Because most philosophies that frown on reproduction don't survive.

Wednesday, December 04, 2024

Hanging on by my Fingernails!

 It is the eve of my 46th birthday, and I want to tell you about possibly the most astonishing, unexpected thing that has happened to me in my more-than-four-and-a-half decades:

The scab is from the kitten. I have almost the exact scratch in my wedding photos 23 years ago, when the old deceased cat was a kitten.

After almost forty years, I have stopped biting my nails.

I have bitten my nails since I was seven years old, when someone told me that the piano teacher would cut your nails if they were too long. (That, at least, is the reason I remember. Who knows why we do what we do?) I'm almost afraid to say it out loud lest I jinx it, but the more I analyze that thought, the more I realize that it's a fear of accountability. So let me say it again:

I have stopped biting my nails.

I do not understand it, but from the timing, I guess that it has something to do with protein. Since I started  eating a metric ton of protein, both to support my daughter who needs it, and at the hest of the dietitian, food has become very dull. The fact that I can find and consume protein with a minimum of effort makes this a very first-world problem, and yet I grow weary of it, you know? I have lost almost ten pounds, some portion of which I can instantly regain if I increase my portion sizes of anything or decrease my protein intake. Currently I'm in a rut, waiting to break out of a plateau.

But I've stopped biting my nails.

"I will believe it's true," I said, hedging my bets, "if I make it through the show without biting my nails off." And my nails survived through tech week, through performance, through strike, through the week-and-a-half of postshow stress dreams. They survived Thanksgiving. They survived yesterday, when I microplaned my thumb while grating cheese and shaved off the top layer of my thumb nail. But I didn't shave my thumb!
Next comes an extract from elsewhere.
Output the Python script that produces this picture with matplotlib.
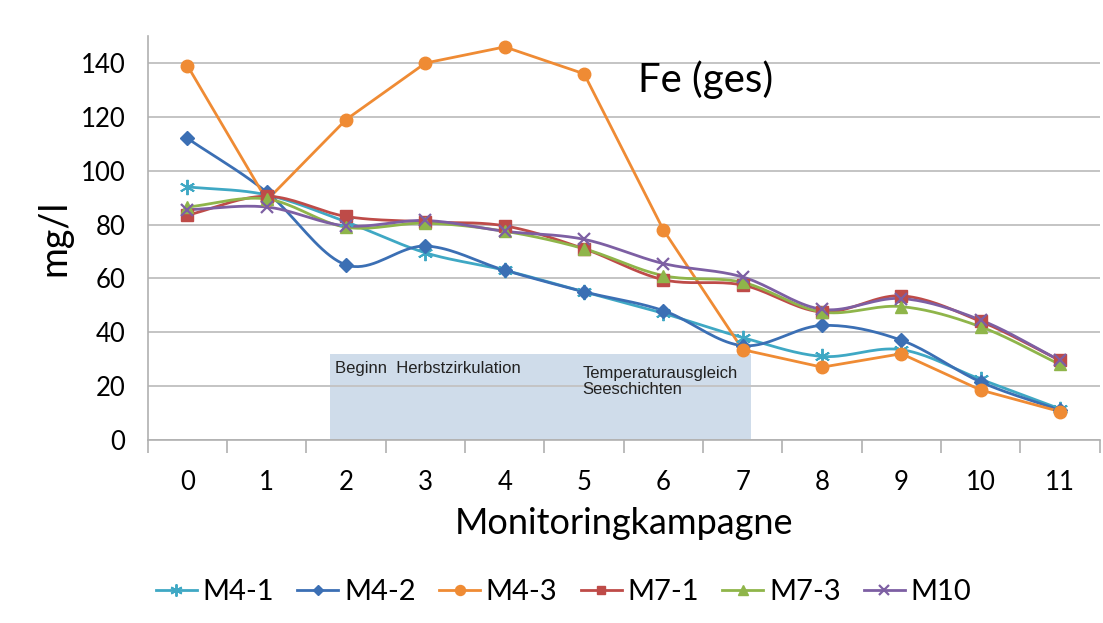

Because it was protected by a fingernail! 

(It turns out that fingernails won't protect you if you microplane your knuckle, however. At that point I decided we had enough cheese.)

I look down at my hands multiple times a day, to make sure that my nails are still there and still growing. And sometimes I just look in astonishment at my nails! on my own hands! I'm considering getting a manicure, because I can! 

Often, as I approach my birthday, I find myself fighting a malaise, as I consider how many things I have not done over the past year, and whether they would have mattered anyway. But this year, through no real action of my own, a thing has been done to and for me. My nails have grown, on their own, without my agency, without my doing anything except not biting them, which I didn't do on purpose. If I had felt the urge to bite, I certainly would have done so. I don't understand it. But it's the very definition of gift, unsought, unexpected, unhoped for because impossible. 

I have stopped biting my nails! Happy birthday to me!

4 comments:

mandamum said...

Many happy returns of the day!!

Antoinette said...

Happy birthday and mazel tov on beautiful nails!

Bob the Ape said...

Happy birthday!

Emily J. said...

Happy Birthday! And CONGRATULATIONS! As a lifelong nailbiter, I join you in celebrating! It took me almost 50 years to quit- but for the past 2 years, I have only regressed a few times, usually when a snagged nail became irritating. The key for me was a combo of taking biotin - which probably is in all the protein - and having my daughter do my nails with her acrylic polish, which some articles say is bad for you, but maybe not as bad as biting your nails all your life. So hurrah! I applaud your achievement!